---------- Records for processing
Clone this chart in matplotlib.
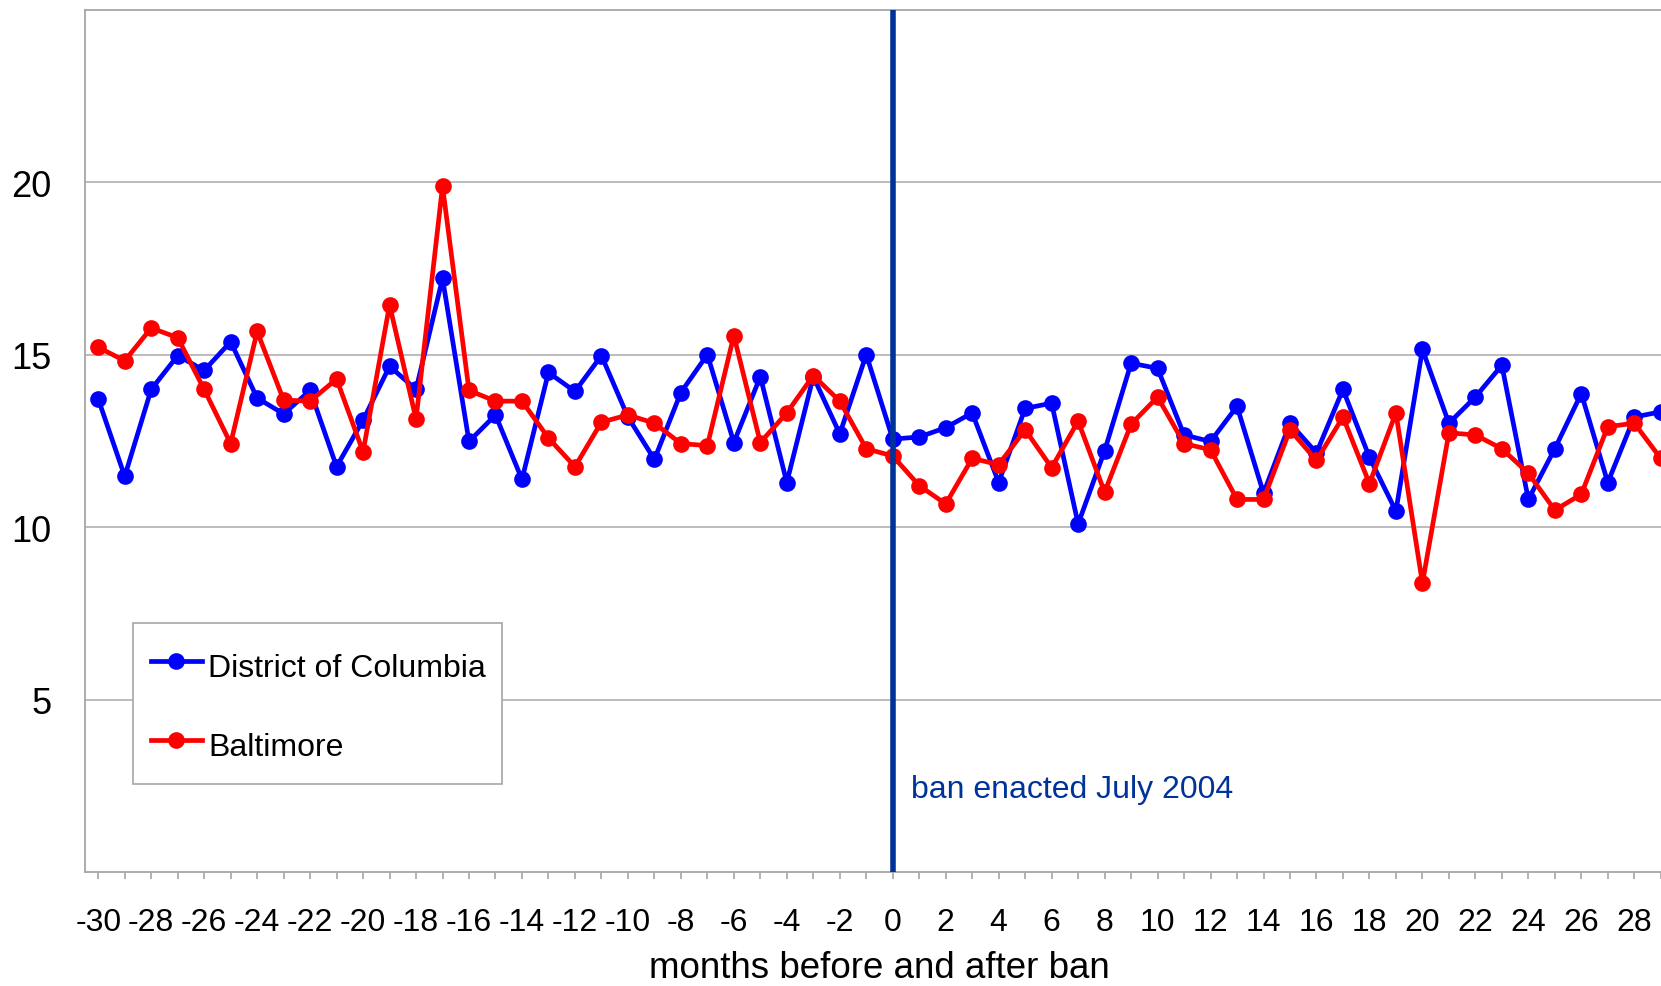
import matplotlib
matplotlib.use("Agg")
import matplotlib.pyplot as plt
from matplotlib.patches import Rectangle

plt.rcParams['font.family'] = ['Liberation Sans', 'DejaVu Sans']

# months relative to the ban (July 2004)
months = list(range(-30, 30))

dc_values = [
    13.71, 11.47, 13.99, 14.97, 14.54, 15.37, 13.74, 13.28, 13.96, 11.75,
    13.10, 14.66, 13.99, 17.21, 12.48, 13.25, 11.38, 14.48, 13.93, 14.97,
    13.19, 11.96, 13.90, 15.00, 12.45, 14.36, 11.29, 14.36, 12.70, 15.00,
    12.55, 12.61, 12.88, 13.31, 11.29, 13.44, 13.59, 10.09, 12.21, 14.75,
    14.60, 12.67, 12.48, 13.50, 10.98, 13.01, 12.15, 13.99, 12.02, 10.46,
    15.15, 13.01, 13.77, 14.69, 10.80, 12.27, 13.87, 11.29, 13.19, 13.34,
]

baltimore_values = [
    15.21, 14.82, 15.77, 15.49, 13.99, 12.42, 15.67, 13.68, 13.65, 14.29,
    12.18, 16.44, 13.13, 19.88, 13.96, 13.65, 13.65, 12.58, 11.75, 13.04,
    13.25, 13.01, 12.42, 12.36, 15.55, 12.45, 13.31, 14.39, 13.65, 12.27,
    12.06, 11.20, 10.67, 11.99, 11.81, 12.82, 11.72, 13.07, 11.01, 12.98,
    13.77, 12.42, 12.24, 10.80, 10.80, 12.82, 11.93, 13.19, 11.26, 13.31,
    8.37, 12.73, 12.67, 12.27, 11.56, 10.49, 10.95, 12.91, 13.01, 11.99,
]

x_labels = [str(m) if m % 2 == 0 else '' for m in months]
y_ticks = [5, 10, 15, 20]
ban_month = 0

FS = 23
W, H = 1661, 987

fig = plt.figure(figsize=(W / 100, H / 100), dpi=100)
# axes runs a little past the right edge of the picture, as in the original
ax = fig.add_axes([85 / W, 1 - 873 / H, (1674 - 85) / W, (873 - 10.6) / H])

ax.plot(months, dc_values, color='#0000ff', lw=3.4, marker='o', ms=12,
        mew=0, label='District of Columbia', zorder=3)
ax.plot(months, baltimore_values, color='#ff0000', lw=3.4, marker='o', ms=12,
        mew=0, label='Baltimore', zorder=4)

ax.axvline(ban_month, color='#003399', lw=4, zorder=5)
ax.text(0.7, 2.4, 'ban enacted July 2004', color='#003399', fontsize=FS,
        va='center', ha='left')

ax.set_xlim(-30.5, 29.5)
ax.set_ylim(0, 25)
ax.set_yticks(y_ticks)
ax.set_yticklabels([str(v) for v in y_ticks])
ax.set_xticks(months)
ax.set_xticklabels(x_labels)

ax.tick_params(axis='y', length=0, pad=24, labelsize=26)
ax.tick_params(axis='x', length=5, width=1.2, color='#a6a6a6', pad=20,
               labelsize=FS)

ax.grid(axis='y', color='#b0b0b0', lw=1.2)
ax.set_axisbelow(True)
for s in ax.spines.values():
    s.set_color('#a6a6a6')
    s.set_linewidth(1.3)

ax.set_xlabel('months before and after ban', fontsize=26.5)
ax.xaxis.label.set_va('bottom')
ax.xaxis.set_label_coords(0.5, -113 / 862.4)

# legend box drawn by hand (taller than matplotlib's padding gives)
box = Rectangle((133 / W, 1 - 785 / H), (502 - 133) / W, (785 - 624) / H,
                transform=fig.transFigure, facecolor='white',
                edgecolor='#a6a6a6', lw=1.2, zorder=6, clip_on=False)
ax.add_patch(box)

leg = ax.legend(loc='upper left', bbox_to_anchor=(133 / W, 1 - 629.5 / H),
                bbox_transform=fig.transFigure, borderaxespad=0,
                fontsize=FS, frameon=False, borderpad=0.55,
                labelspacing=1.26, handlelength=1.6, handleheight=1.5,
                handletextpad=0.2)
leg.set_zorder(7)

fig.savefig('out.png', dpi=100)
--------------------
---------- Records for processing
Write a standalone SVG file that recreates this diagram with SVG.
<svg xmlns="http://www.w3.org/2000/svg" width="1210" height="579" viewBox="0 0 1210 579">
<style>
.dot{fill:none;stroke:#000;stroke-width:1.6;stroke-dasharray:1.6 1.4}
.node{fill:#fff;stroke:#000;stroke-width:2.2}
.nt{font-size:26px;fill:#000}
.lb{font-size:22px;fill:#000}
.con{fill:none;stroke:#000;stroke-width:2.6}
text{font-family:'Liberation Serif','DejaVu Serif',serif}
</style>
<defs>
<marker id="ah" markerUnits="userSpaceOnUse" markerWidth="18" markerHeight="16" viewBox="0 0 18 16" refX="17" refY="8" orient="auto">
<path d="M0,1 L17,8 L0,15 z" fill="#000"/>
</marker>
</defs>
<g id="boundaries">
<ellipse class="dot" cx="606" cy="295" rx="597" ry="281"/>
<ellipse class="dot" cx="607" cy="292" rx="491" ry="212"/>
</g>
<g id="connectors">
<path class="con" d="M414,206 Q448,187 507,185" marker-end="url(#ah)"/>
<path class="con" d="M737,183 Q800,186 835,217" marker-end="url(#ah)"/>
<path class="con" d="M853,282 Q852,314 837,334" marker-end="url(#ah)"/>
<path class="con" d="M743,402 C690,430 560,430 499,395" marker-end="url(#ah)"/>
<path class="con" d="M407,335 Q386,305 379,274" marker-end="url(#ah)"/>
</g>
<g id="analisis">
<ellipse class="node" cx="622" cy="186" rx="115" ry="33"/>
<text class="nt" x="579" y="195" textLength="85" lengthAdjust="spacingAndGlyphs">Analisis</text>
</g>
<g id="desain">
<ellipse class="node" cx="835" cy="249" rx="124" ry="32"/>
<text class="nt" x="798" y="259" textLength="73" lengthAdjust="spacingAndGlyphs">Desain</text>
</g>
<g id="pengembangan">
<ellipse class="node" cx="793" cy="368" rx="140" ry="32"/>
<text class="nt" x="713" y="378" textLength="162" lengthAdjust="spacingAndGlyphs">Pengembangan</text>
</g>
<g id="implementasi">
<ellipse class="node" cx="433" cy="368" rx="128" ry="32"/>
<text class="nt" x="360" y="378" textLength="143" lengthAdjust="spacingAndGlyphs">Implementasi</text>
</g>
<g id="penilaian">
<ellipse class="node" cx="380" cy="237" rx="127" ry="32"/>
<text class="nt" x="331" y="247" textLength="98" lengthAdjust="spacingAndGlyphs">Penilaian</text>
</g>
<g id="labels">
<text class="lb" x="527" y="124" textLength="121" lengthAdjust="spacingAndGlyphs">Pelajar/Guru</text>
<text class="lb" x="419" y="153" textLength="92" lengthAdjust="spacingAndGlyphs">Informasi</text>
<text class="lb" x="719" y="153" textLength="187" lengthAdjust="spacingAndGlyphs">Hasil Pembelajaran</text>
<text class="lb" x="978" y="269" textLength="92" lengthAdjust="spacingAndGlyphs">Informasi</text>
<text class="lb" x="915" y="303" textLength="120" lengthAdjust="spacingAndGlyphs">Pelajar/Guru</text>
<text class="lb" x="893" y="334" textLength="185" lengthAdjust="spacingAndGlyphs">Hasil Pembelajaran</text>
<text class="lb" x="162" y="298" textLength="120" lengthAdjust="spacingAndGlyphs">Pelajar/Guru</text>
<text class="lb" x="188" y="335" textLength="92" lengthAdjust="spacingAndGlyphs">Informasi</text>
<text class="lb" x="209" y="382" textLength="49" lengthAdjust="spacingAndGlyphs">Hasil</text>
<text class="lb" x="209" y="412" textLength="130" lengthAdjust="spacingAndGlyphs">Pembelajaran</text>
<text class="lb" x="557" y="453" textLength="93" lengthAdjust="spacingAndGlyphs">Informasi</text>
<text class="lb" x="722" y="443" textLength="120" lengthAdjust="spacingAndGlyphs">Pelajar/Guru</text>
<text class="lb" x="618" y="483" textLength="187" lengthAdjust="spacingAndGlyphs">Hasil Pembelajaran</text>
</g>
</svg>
--------------------
---------- Records for processing
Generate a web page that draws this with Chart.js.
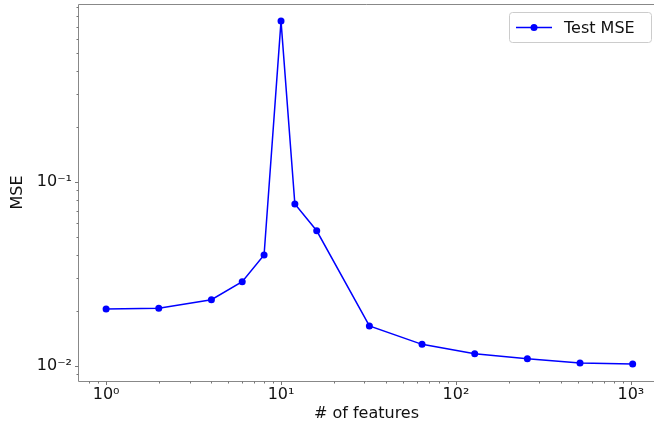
--------------------
Problem to solve> From the records above, give again only the part that opens with the line containing "Clone this chart in matplotlib." and closes with the line containing "months = list(range(-30, 30))". Keep both ends but drop the pictures.

Expected answer>
Clone this chart in matplotlib.
import matplotlib
matplotlib.use("Agg")
import matplotlib.pyplot as plt
from matplotlib.patches import Rectangle

plt.rcParams['font.family'] = ['Liberation Sans', 'DejaVu Sans']

# months relative to the ban (July 2004)
months = list(range(-30, 30))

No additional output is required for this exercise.